* [AIM OF THE EXERCISE]: In the material below, please retype the lines from the very first through the one with "import seaborn as sns", exactly and without pictures.

------ DATA LINES ------

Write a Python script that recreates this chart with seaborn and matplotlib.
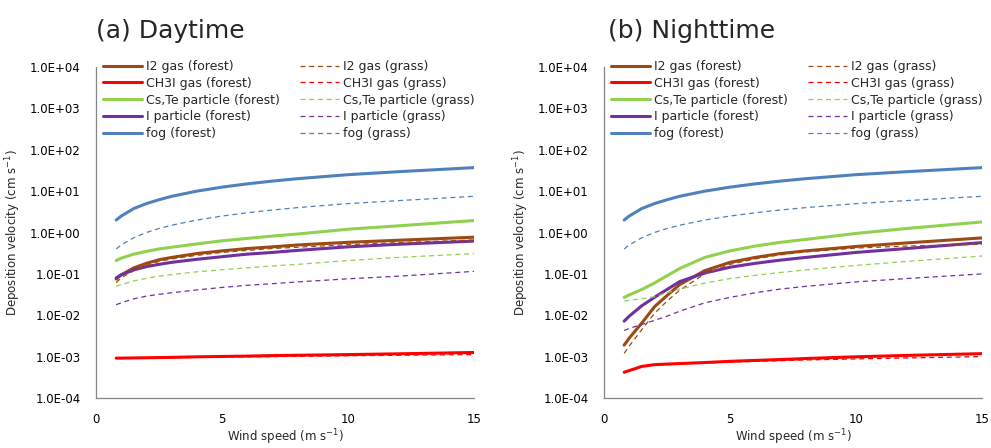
import numpy as np
import pandas as pd
import matplotlib
matplotlib.use("Agg")
import matplotlib.pyplot as plt
import seaborn as sns

# wind speed grid (m/s)
wind = [0.8, 1, 1.5, 2, 2.5, 3, 4, 5, 6, 7, 8, 10, 12, 15]

species = ["I2 gas", "CH3I gas", "Cs,Te particle", "I particle", "fog"]
colors = ["#9C4A12", "#FF0000", "#92D050", "#7030A0", "#4F81BD"]

# daytime
day_i2_forest = [0.075, 0.095, 0.14, 0.18, 0.22, 0.25, 0.31, 0.36, 0.41, 0.45, 0.50, 0.58, 0.65, 0.77]
day_i2_grass = [0.062, 0.08, 0.12, 0.16, 0.20, 0.23, 0.28, 0.33, 0.37, 0.41, 0.44, 0.51, 0.57, 0.66]
day_ch3i_forest = [0.00092, 0.00092, 0.00093, 0.00094, 0.00095, 0.00096, 0.00099, 0.00101, 0.00103, 0.00106, 0.00108, 0.00112, 0.00117, 0.00126]
day_ch3i_grass = [0.00090, 0.00090, 0.00091, 0.00092, 0.00093, 0.00094, 0.00096, 0.00098, 0.00099, 0.00100, 0.00102, 0.00105, 0.00108, 0.00112]
day_cste_forest = [0.21, 0.24, 0.30, 0.35, 0.40, 0.44, 0.53, 0.63, 0.72, 0.82, 0.92, 1.20, 1.45, 1.95]
day_cste_grass = [0.050, 0.055, 0.068, 0.078, 0.088, 0.096, 0.112, 0.126, 0.14, 0.155, 0.17, 0.21, 0.25, 0.31]
day_ipart_forest = [0.080, 0.095, 0.125, 0.15, 0.17, 0.19, 0.225, 0.26, 0.30, 0.33, 0.37, 0.45, 0.52, 0.62]
day_ipart_grass = [0.018, 0.020, 0.025, 0.029, 0.032, 0.035, 0.041, 0.047, 0.053, 0.058, 0.064, 0.076, 0.088, 0.115]
day_fog_forest = [2.0, 2.5, 3.8, 5.0, 6.2, 7.5, 10.0, 12.5, 15.0, 17.5, 20.0, 25.0, 29.5, 37.0]
day_fog_grass = [0.40, 0.50, 0.75, 1.0, 1.25, 1.5, 2.0, 2.5, 3.0, 3.5, 4.0, 5.0, 5.9, 7.5]

# nighttime
night_i2_forest = [0.0019, 0.0028, 0.0065, 0.016, 0.030, 0.055, 0.12, 0.19, 0.25, 0.31, 0.36, 0.46, 0.56, 0.74]
night_i2_grass = [0.0012, 0.0018, 0.0045, 0.011, 0.022, 0.040, 0.10, 0.17, 0.23, 0.29, 0.34, 0.42, 0.47, 0.52]
night_ch3i_forest = [0.00042, 0.00046, 0.00058, 0.00064, 0.00066, 0.00068, 0.00072, 0.00077, 0.00081, 0.00085, 0.00090, 0.00099, 0.00107, 0.00118]
night_ch3i_grass = [0.00042, 0.00046, 0.00058, 0.00063, 0.00065, 0.00067, 0.00070, 0.00074, 0.00077, 0.00080, 0.00083, 0.00088, 0.00093, 0.00100]
night_cste_forest = [0.027, 0.031, 0.042, 0.060, 0.090, 0.135, 0.25, 0.36, 0.47, 0.58, 0.68, 0.95, 1.25, 1.8]
night_cste_grass = [0.022, 0.023, 0.025, 0.028, 0.035, 0.043, 0.060, 0.077, 0.092, 0.108, 0.125, 0.16, 0.20, 0.27]
night_ipart_forest = [0.0072, 0.0095, 0.017, 0.027, 0.042, 0.065, 0.105, 0.145, 0.18, 0.215, 0.25, 0.33, 0.41, 0.57]
night_ipart_grass = [0.0043, 0.0048, 0.0060, 0.0075, 0.0095, 0.0125, 0.020, 0.027, 0.035, 0.043, 0.050, 0.064, 0.077, 0.10]
night_fog_forest = [2.0, 2.5, 3.8, 5.0, 6.2, 7.5, 10.0, 12.5, 15.0, 17.5, 20.0, 25.0, 29.5, 37.0]
night_fog_grass = [0.40, 0.50, 0.75, 1.0, 1.25, 1.5, 2.0, 2.5, 3.0, 3.5, 4.0, 5.0, 5.9, 7.5]

day_forest = [day_i2_forest, day_ch3i_forest, day_cste_forest, day_ipart_forest, day_fog_forest]
day_grass = [day_i2_grass, day_ch3i_grass, day_cste_grass, day_ipart_grass, day_fog_grass]
night_forest = [night_i2_forest, night_ch3i_forest, night_cste_forest, night_ipart_forest, night_fog_forest]
night_grass = [night_i2_grass, night_ch3i_grass, night_cste_grass, night_ipart_grass, night_fog_grass]

sns.set_style("white")
plt.rcParams['font.family'] = ['DejaVu Sans']
plt.rcParams['mathtext.default'] = 'regular'
plt.rcParams['axes.unicode_minus'] = False

fig = plt.figure(figsize=(9.91, 4.48), dpi=100)
ax_day = fig.add_axes([0.0969, 0.1116, 0.3814, 0.7388])
ax_night = fig.add_axes([0.6095, 0.1116, 0.3814, 0.7388])


def draw_panel(ax, forest, grass, title, title_x):
    # forest first then grass, so the 2-col legend fills like the original
    for name, col, vals in zip(species, colors, forest):
        df = pd.DataFrame({'wind': wind, 'vd': vals})
        sns.lineplot(data=df, x='wind', y='vd', ax=ax, color=col, lw=2.2,
                     label=f"{name} (forest)")
    for name, col, vals in zip(species, colors, grass):
        df = pd.DataFrame({'wind': wind, 'vd': vals})
        sns.lineplot(data=df, x='wind', y='vd', ax=ax, color=col, lw=0.9,
                     dashes=(4, 3), label=f"{name} (grass)")
    ax.set_yscale('log')
    ax.set_ylim(1e-4, 1e4)
    ax.set_xlim(0, 15)
    ax.set_xticks([0, 5, 10, 15])
    ax.set_yticks([10.0 ** k for k in range(-4, 5)])
    ax.yaxis.set_major_formatter(matplotlib.ticker.FuncFormatter(
        lambda v, p: "1.0E{:+03d}".format(int(round(np.log10(v))))))
    ax.yaxis.set_minor_locator(matplotlib.ticker.NullLocator())
    ax.tick_params(axis='both', direction='out', length=3, width=0.8,
                   colors='#868686', labelcolor='black', labelsize=8.5)
    ax.tick_params(axis='x', pad=8)
    ax.tick_params(axis='y', pad=8)
    for s in ['top', 'right']:
        ax.spines[s].set_visible(False)
    for s in ['left', 'bottom']:
        ax.spines[s].set_color('#868686')
        ax.spines[s].set_linewidth(0.9)
    ax.set_xlabel("Wind speed (m s$^{-1}$)", fontsize=8.5, labelpad=1)
    ax.set_ylabel("Deposition velocity (cm s$^{-1}$)", fontsize=8.5, labelpad=5)
    ax.legend(loc='upper left', bbox_to_anchor=(0.0185, 1.021), ncol=2,
              frameon=False, fontsize=9, handlelength=3.1, handletextpad=0.35,
              labelspacing=0.3, columnspacing=1.6, borderaxespad=0, borderpad=0)
    fig.text(title_x, 0.93, title, fontsize=18, ha='left', va='center')


draw_panel(ax_day, day_forest, day_grass, "(a) Daytime", 0.097)
draw_panel(ax_night, night_forest, night_grass, "(b) Nighttime", 0.614)

fig.savefig("out.png", dpi=100)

------

* [WORKED ANSWER]:
Write a Python script that recreates this chart with seaborn and matplotlib.
import numpy as np
import pandas as pd
import matplotlib
matplotlib.use("Agg")
import matplotlib.pyplot as plt
import seaborn as sns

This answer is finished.